==== GIVEN DATA
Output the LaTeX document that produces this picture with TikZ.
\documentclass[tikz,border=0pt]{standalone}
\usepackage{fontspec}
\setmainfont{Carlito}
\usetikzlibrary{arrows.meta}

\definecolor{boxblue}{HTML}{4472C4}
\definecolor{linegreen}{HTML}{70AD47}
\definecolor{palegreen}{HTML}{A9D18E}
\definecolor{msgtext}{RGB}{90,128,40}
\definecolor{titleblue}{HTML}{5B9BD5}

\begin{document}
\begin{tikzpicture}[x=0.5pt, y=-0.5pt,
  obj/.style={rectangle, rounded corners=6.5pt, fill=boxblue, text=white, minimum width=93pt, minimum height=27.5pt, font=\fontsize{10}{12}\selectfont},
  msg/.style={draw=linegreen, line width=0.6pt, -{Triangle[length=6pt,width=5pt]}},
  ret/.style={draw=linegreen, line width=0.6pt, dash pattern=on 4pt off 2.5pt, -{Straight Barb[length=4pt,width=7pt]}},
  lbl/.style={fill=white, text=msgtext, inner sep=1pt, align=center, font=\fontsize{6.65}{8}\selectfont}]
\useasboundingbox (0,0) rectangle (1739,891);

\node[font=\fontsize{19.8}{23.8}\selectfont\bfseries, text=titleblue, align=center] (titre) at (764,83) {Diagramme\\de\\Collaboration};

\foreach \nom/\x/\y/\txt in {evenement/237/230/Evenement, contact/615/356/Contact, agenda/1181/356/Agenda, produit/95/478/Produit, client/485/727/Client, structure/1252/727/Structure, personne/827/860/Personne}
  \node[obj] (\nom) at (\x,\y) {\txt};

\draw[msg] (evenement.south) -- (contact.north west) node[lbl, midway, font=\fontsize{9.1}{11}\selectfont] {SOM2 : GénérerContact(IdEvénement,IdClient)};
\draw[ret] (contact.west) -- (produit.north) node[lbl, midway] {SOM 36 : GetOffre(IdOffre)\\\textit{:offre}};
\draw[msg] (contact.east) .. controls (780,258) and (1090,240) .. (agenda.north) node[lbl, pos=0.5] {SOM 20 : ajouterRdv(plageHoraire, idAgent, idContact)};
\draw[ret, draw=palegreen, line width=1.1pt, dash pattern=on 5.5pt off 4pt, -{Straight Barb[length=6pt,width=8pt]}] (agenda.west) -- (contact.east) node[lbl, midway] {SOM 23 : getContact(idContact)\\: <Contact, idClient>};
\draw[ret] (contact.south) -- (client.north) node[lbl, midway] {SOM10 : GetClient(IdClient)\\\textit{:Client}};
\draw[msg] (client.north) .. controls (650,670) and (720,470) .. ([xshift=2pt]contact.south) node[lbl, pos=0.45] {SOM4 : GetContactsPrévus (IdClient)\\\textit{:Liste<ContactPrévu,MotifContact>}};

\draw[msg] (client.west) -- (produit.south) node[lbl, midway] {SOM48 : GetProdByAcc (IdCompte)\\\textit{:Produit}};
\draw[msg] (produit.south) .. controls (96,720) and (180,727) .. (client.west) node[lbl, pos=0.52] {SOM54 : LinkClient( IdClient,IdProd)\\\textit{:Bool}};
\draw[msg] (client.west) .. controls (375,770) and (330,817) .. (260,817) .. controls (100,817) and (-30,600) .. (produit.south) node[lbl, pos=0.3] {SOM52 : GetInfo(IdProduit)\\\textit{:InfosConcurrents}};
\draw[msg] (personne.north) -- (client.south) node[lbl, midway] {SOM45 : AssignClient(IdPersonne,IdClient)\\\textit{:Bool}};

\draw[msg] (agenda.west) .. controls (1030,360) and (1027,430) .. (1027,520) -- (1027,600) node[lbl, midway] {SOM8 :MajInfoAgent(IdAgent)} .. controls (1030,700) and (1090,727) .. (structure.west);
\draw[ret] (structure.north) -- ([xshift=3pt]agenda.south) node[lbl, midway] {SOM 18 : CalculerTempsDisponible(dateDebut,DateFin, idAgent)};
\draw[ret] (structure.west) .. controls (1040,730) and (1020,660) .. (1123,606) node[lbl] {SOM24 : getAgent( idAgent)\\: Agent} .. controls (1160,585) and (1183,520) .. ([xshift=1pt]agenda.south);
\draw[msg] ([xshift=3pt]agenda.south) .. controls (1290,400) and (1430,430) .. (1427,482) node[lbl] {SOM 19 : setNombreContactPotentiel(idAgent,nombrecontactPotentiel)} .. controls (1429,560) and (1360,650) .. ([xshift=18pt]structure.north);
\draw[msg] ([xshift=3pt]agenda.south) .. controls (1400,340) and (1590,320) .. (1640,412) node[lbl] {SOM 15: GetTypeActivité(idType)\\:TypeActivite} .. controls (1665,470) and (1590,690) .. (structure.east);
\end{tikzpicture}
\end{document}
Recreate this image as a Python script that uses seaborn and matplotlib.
========
WHAT TO PRODUCE:
Extract every entry in the listing word for word.

TASK RESULT:
Output the LaTeX document that produces this picture with TikZ.
\documentclass[tikz,border=0pt]{standalone}
\usepackage{fontspec}
\setmainfont{Carlito}
\usetikzlibrary{arrows.meta}

\definecolor{boxblue}{HTML}{4472C4}
\definecolor{linegreen}{HTML}{70AD47}
\definecolor{palegreen}{HTML}{A9D18E}
\definecolor{msgtext}{RGB}{90,128,40}
\definecolor{titleblue}{HTML}{5B9BD5}

\begin{document}
\begin{tikzpicture}[x=0.5pt, y=-0.5pt,
  obj/.style={rectangle, rounded corners=6.5pt, fill=boxblue, text=white, minimum width=93pt, minimum height=27.5pt, font=\fontsize{10}{12}\selectfont},
  msg/.style={draw=linegreen, line width=0.6pt, -{Triangle[length=6pt,width=5pt]}},
  ret/.style={draw=linegreen, line width=0.6pt, dash pattern=on 4pt off 2.5pt, -{Straight Barb[length=4pt,width=7pt]}},
  lbl/.style={fill=white, text=msgtext, inner sep=1pt, align=center, font=\fontsize{6.65}{8}\selectfont}]
\useasboundingbox (0,0) rectangle (1739,891);

\node[font=\fontsize{19.8}{23.8}\selectfont\bfseries, text=titleblue, align=center] (titre) at (764,83) {Diagramme\\de\\Collaboration};

\foreach \nom/\x/\y/\txt in {evenement/237/230/Evenement, contact/615/356/Contact, agenda/1181/356/Agenda, produit/95/478/Produit, client/485/727/Client, structure/1252/727/Structure, personne/827/860/Personne}
  \node[obj] (\nom) at (\x,\y) {\txt};

\draw[msg] (evenement.south) -- (contact.north west) node[lbl, midway, font=\fontsize{9.1}{11}\selectfont] {SOM2 : GénérerContact(IdEvénement,IdClient)};
\draw[ret] (contact.west) -- (produit.north) node[lbl, midway] {SOM 36 : GetOffre(IdOffre)\\\textit{:offre}};
\draw[msg] (contact.east) .. controls (780,258) and (1090,240) .. (agenda.north) node[lbl, pos=0.5] {SOM 20 : ajouterRdv(plageHoraire, idAgent, idContact)};
\draw[ret, draw=palegreen, line width=1.1pt, dash pattern=on 5.5pt off 4pt, -{Straight Barb[length=6pt,width=8pt]}] (agenda.west) -- (contact.east) node[lbl, midway] {SOM 23 : getContact(idContact)\\: <Contact, idClient>};
\draw[ret] (contact.south) -- (client.north) node[lbl, midway] {SOM10 : GetClient(IdClient)\\\textit{:Client}};
\draw[msg] (client.north) .. controls (650,670) and (720,470) .. ([xshift=2pt]contact.south) node[lbl, pos=0.45] {SOM4 : GetContactsPrévus (IdClient)\\\textit{:Liste<ContactPrévu,MotifContact>}};

\draw[msg] (client.west) -- (produit.south) node[lbl, midway] {SOM48 : GetProdByAcc (IdCompte)\\\textit{:Produit}};
\draw[msg] (produit.south) .. controls (96,720) and (180,727) .. (client.west) node[lbl, pos=0.52] {SOM54 : LinkClient( IdClient,IdProd)\\\textit{:Bool}};
\draw[msg] (client.west) .. controls (375,770) and (330,817) .. (260,817) .. controls (100,817) and (-30,600) .. (produit.south) node[lbl, pos=0.3] {SOM52 : GetInfo(IdProduit)\\\textit{:InfosConcurrents}};
\draw[msg] (personne.north) -- (client.south) node[lbl, midway] {SOM45 : AssignClient(IdPersonne,IdClient)\\\textit{:Bool}};

\draw[msg] (agenda.west) .. controls (1030,360) and (1027,430) .. (1027,520) -- (1027,600) node[lbl, midway] {SOM8 :MajInfoAgent(IdAgent)} .. controls (1030,700) and (1090,727) .. (structure.west);
\draw[ret] (structure.north) -- ([xshift=3pt]agenda.south) node[lbl, midway] {SOM 18 : CalculerTempsDisponible(dateDebut,DateFin, idAgent)};
\draw[ret] (structure.west) .. controls (1040,730) and (1020,660) .. (1123,606) node[lbl] {SOM24 : getAgent( idAgent)\\: Agent} .. controls (1160,585) and (1183,520) .. ([xshift=1pt]agenda.south);
\draw[msg] ([xshift=3pt]agenda.south) .. controls (1290,400) and (1430,430) .. (1427,482) node[lbl] {SOM 19 : setNombreContactPotentiel(idAgent,nombrecontactPotentiel)} .. controls (1429,560) and (1360,650) .. ([xshift=18pt]structure.north);
\draw[msg] ([xshift=3pt]agenda.south) .. controls (1400,340) and (1590,320) .. (1640,412) node[lbl] {SOM 15: GetTypeActivité(idType)\\:TypeActivite} .. controls (1665,470) and (1590,690) .. (structure.east);
\end{tikzpicture}
\end{document}
Recreate this image as a Python script that uses seaborn and matplotlib.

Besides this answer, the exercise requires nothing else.